Fiscal stimulus measures introduced in response to the coronavirus pandemic will cost the UK government upwards of £123bn ($149bn) over the next year, according to new analysis from the Office for Budget Responsibility (OBR).
The OBR said on Thursday that the spread of the virus and the attendant public health restrictions would raise the country’s budget deficit and public debt significantly, “reflecting both the associated economic disruption and the government’s economic policy response.”
The analysis suggests that the measures introduced to support incomes and prevent business failures, such as the government’s sweeping wage-subsidy scheme, will cost £123bn in the 2020/21 financial year.
This includes over £118bn in direct spending, as well as the effects of changes to the tax system as a result of the pandemic.
The totals do not, however, include the impact of the extension to the wage-subsidy scheme, which will now run until the end of October.
The scheme, which pays 80% of the wages of furloughed workers, is currently costing the government around £14bn a month.
The OBR’s provisional analysis suggests that the UK government will borrow almost £104bn this year as a direct result of the new policy measures.

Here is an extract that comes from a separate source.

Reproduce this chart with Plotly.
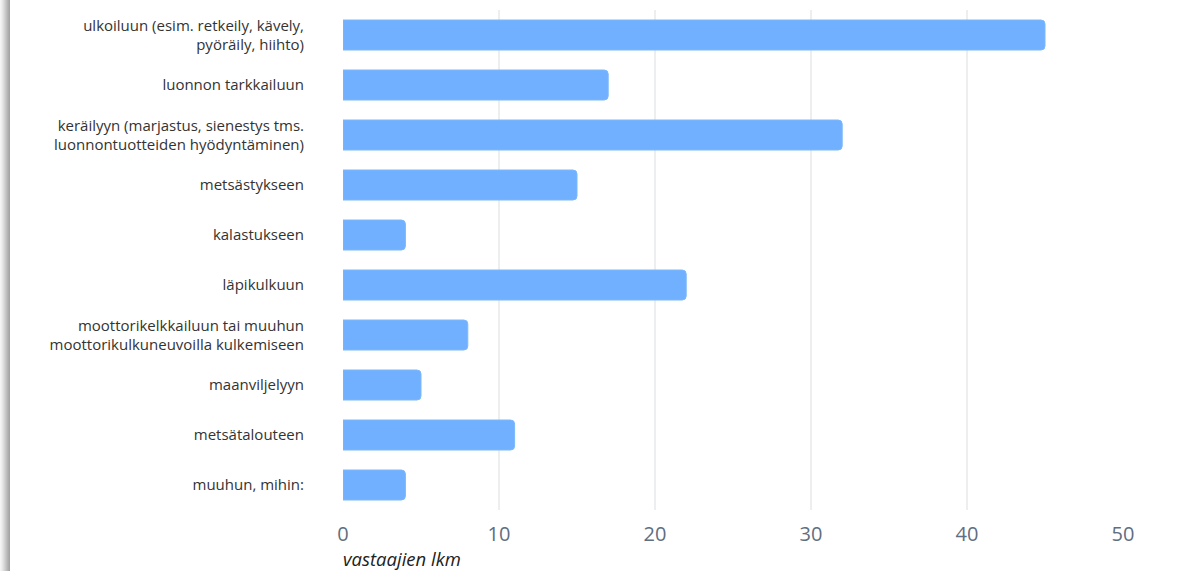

That would take public sector net borrowing for the year to £298bn, pushing the country’s public debt to around 96% of gross domestic product (GDP).
Separate data from the Office for National Statistics revealed that 91% of businesses who have been forced to pause trading as a result of the pandemic applied for the government’s wage-subsidy scheme.
“The government’s economic policy response to the coronavirus crisis provides support for individuals and businesses through grants, loans, and guarantees. This will have substantial direct budgetary costs,” the OBR said.
“But the measures are designed specifically to support the economy through this temporary shock and so they should help prevent greater economic and fiscal damage in the long term.”
Earlier this week, leaked Treasury projections suggested that the UK will face a budget deficit of £337bn this year, up from a March projection of £55bn.
Analysts at Deutsch Bank predicted that the UK will face “war-time level deficits” for years to come. As well as spiralling costs, government income is rapidly falling as the country is set to enter its eighth week of virtual lockdown.
The OBR also predicted that GDP itself would plummet by 35% in the second quarter, before rebounding by 27% in the third quarter.
That forecast is broadly in line with a prediction from the Bank of England, which said last week that the country’s GDP could shrink by 30% in the first half of 2020, the sharpest decline since the Great Frost of 1709.
Both forecasts are predicated on a winding down of restrictive measures and a steady return to normality by the end of the third quarter.
CORRECTION: This article has had corrections made to it. It previously said twice that measures would cost the government £132bn and then later in the piece £123bn. This has since been corrected to say it would cost the government £123bn.